TO BE DONE: Go through the data below and copy it exactly, skipping every picture.

SOURCE MATERIAL:
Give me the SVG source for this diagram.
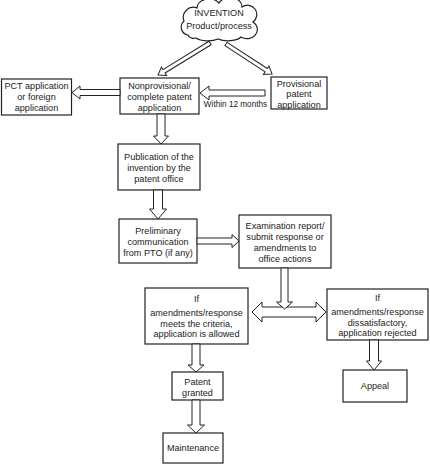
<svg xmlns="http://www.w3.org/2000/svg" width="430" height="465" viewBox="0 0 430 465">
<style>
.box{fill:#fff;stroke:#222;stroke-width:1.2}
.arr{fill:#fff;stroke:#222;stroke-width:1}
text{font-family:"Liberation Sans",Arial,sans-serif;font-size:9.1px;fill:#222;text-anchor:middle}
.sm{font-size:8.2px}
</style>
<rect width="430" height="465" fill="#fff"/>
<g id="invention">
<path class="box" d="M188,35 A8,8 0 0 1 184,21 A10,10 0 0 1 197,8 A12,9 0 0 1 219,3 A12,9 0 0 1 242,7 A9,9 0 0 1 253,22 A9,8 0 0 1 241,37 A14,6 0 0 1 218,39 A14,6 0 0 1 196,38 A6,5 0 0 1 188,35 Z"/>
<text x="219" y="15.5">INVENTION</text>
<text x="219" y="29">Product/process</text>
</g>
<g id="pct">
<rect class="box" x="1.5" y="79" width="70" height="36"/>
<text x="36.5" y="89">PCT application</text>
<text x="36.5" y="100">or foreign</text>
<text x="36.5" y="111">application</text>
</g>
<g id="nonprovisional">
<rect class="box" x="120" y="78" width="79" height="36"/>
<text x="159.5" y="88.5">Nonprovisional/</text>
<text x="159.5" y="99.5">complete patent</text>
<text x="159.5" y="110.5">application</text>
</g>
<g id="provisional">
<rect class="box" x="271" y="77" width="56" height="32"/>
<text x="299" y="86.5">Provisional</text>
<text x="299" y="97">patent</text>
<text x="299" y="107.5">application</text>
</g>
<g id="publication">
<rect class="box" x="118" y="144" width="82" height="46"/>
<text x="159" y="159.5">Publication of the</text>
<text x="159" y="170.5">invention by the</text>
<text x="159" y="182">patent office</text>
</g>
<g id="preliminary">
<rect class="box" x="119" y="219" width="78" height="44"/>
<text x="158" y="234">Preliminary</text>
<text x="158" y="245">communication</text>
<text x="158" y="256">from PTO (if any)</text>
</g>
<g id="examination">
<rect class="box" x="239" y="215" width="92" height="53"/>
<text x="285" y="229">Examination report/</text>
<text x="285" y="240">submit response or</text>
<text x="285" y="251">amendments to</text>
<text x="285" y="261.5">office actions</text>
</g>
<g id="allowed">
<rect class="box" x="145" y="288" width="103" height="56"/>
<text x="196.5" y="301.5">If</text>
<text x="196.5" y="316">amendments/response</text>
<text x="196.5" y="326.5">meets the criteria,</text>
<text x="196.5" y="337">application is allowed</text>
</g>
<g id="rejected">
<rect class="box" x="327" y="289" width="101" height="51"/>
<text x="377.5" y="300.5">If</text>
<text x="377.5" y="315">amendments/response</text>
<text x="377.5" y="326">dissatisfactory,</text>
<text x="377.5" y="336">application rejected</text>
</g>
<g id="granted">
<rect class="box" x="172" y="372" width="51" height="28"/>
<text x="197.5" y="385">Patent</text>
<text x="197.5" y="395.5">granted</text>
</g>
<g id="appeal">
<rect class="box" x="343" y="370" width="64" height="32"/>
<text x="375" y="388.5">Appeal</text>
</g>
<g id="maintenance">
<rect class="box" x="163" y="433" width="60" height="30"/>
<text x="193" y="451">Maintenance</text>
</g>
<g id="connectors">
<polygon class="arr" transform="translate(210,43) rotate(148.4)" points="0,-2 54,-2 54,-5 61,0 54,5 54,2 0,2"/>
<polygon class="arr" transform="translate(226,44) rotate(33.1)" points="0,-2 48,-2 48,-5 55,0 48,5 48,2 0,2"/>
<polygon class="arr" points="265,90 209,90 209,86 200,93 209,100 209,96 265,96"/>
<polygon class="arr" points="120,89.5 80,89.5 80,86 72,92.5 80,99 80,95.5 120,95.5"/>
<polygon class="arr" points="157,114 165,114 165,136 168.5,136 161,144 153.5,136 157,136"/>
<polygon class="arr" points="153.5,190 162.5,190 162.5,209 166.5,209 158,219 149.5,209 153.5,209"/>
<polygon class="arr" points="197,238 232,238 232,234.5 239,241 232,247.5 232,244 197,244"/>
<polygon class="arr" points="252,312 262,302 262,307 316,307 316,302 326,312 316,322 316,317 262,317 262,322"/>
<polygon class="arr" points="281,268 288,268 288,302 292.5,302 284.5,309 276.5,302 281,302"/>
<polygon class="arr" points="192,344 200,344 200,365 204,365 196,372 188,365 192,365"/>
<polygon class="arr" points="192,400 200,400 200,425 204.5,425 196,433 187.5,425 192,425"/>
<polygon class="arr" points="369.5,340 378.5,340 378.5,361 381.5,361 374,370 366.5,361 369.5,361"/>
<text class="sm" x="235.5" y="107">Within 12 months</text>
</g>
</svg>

CORRECT OUTPUT:
Give me the SVG source for this diagram.
<svg xmlns="http://www.w3.org/2000/svg" width="430" height="465" viewBox="0 0 430 465">
<style>
.box{fill:#fff;stroke:#222;stroke-width:1.2}
.arr{fill:#fff;stroke:#222;stroke-width:1}
text{font-family:"Liberation Sans",Arial,sans-serif;font-size:9.1px;fill:#222;text-anchor:middle}
.sm{font-size:8.2px}
</style>
<rect width="430" height="465" fill="#fff"/>
<g id="invention">
<path class="box" d="M188,35 A8,8 0 0 1 184,21 A10,10 0 0 1 197,8 A12,9 0 0 1 219,3 A12,9 0 0 1 242,7 A9,9 0 0 1 253,22 A9,8 0 0 1 241,37 A14,6 0 0 1 218,39 A14,6 0 0 1 196,38 A6,5 0 0 1 188,35 Z"/>
<text x="219" y="15.5">INVENTION</text>
<text x="219" y="29">Product/process</text>
</g>
<g id="pct">
<rect class="box" x="1.5" y="79" width="70" height="36"/>
<text x="36.5" y="89">PCT application</text>
<text x="36.5" y="100">or foreign</text>
<text x="36.5" y="111">application</text>
</g>
<g id="nonprovisional">
<rect class="box" x="120" y="78" width="79" height="36"/>
<text x="159.5" y="88.5">Nonprovisional/</text>
<text x="159.5" y="99.5">complete patent</text>
<text x="159.5" y="110.5">application</text>
</g>
<g id="provisional">
<rect class="box" x="271" y="77" width="56" height="32"/>
<text x="299" y="86.5">Provisional</text>
<text x="299" y="97">patent</text>
<text x="299" y="107.5">application</text>
</g>
<g id="publication">
<rect class="box" x="118" y="144" width="82" height="46"/>
<text x="159" y="159.5">Publication of the</text>
<text x="159" y="170.5">invention by the</text>
<text x="159" y="182">patent office</text>
</g>
<g id="preliminary">
<rect class="box" x="119" y="219" width="78" height="44"/>
<text x="158" y="234">Preliminary</text>
<text x="158" y="245">communication</text>
<text x="158" y="256">from PTO (if any)</text>
</g>
<g id="examination">
<rect class="box" x="239" y="215" width="92" height="53"/>
<text x="285" y="229">Examination report/</text>
<text x="285" y="240">submit response or</text>
<text x="285" y="251">amendments to</text>
<text x="285" y="261.5">office actions</text>
</g>
<g id="allowed">
<rect class="box" x="145" y="288" width="103" height="56"/>
<text x="196.5" y="301.5">If</text>
<text x="196.5" y="316">amendments/response</text>
<text x="196.5" y="326.5">meets the criteria,</text>
<text x="196.5" y="337">application is allowed</text>
</g>
<g id="rejected">
<rect class="box" x="327" y="289" width="101" height="51"/>
<text x="377.5" y="300.5">If</text>
<text x="377.5" y="315">amendments/response</text>
<text x="377.5" y="326">dissatisfactory,</text>
<text x="377.5" y="336">application rejected</text>
</g>
<g id="granted">
<rect class="box" x="172" y="372" width="51" height="28"/>
<text x="197.5" y="385">Patent</text>
<text x="197.5" y="395.5">granted</text>
</g>
<g id="appeal">
<rect class="box" x="343" y="370" width="64" height="32"/>
<text x="375" y="388.5">Appeal</text>
</g>
<g id="maintenance">
<rect class="box" x="163" y="433" width="60" height="30"/>
<text x="193" y="451">Maintenance</text>
</g>
<g id="connectors">
<polygon class="arr" transform="translate(210,43) rotate(148.4)" points="0,-2 54,-2 54,-5 61,0 54,5 54,2 0,2"/>
<polygon class="arr" transform="translate(226,44) rotate(33.1)" points="0,-2 48,-2 48,-5 55,0 48,5 48,2 0,2"/>
<polygon class="arr" points="265,90 209,90 209,86 200,93 209,100 209,96 265,96"/>
<polygon class="arr" points="120,89.5 80,89.5 80,86 72,92.5 80,99 80,95.5 120,95.5"/>
<polygon class="arr" points="157,114 165,114 165,136 168.5,136 161,144 153.5,136 157,136"/>
<polygon class="arr" points="153.5,190 162.5,190 162.5,209 166.5,209 158,219 149.5,209 153.5,209"/>
<polygon class="arr" points="197,238 232,238 232,234.5 239,241 232,247.5 232,244 197,244"/>
<polygon class="arr" points="252,312 262,302 262,307 316,307 316,302 326,312 316,322 316,317 262,317 262,322"/>
<polygon class="arr" points="281,268 288,268 288,302 292.5,302 284.5,309 276.5,302 281,302"/>
<polygon class="arr" points="192,344 200,344 200,365 204,365 196,372 188,365 192,365"/>
<polygon class="arr" points="192,400 200,400 200,425 204.5,425 196,433 187.5,425 192,425"/>
<polygon class="arr" points="369.5,340 378.5,340 378.5,361 381.5,361 374,370 366.5,361 369.5,361"/>
<text class="sm" x="235.5" y="107">Within 12 months</text>
</g>
</svg>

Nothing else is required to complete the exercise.